Relating visual impact to screen size and room lighting levels

There’s no simple way to choose the brightness you need when you buy a projector. The quality of the image can be predicted by a formula relating to screen size, screen gain, projector brightness, contrast ratio, and the ambient light level of the room. Most often engineers and buyers specify the projector using their own judgment and experience.

Brighter is not always better when you buy a projector. It’s very possible to buy one so bright that it washes out detail or is uncomfortable to view.

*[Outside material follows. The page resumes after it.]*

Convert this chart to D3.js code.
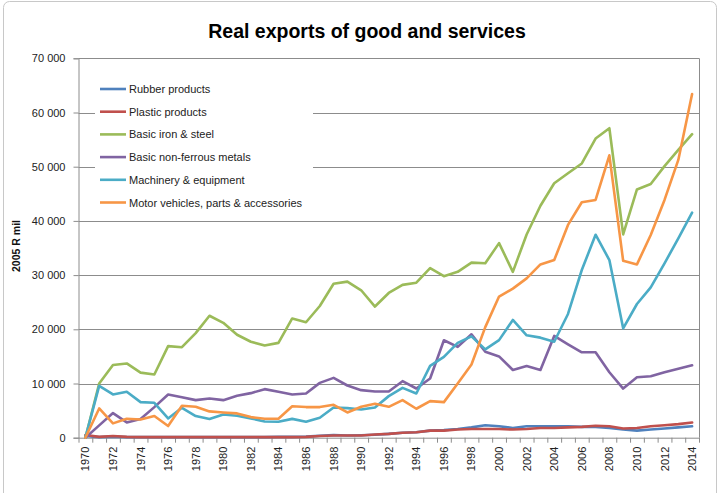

When you consider brightness, realize that the blacks in your image can never be darker than the screen material you project on. In a well-lit room, white or gray material will never look black, so, in theory, you’ll always get the best image in the dark. But in reality, your eye will be fooled by the projector’s contrast. Unless the image is very dark –for instance, a movie scene shot at night– you can get very good results in high ambient light.

Realize, too, that screen size is critically important to projector brightness. With a larger screen, you’ll need to spread the projected light over a larger area, and brightness will fall proportionately. Before you decide on the brightness of your projector, you’ll have to calculate the size of your screen.

We present this chart not as the last word in choosing projectors, but as a guide designed to help the average buyer benefit from our knowledge and experience. Often a lower-lumen projector will be acceptable to many users, but when you want superior image quality, follow these guidelines.

Other factors to consider

Here are a few more rules of thumb that can help with your projector choice:

  1. Increase your projector’s brightness if it will be more than 25 feet from the screen.
  2. Decrease brightness if your projector will be less than 12 feet from the screen.
  3. Increase brightness by 1000-2000 lumens for room capacities of 400 or more.
  4. Increase brightness by approximately 25% for 16:9 installations.


In making this chart, we assumed that you will use a matte white screen or a rear projection screen with a gain of 1. If you’re using a screen with a different gain factor, say .8 or 1.5, simply multiply the brightness of the projector by the gain to get the new, apparent brightness at the center of your seating area.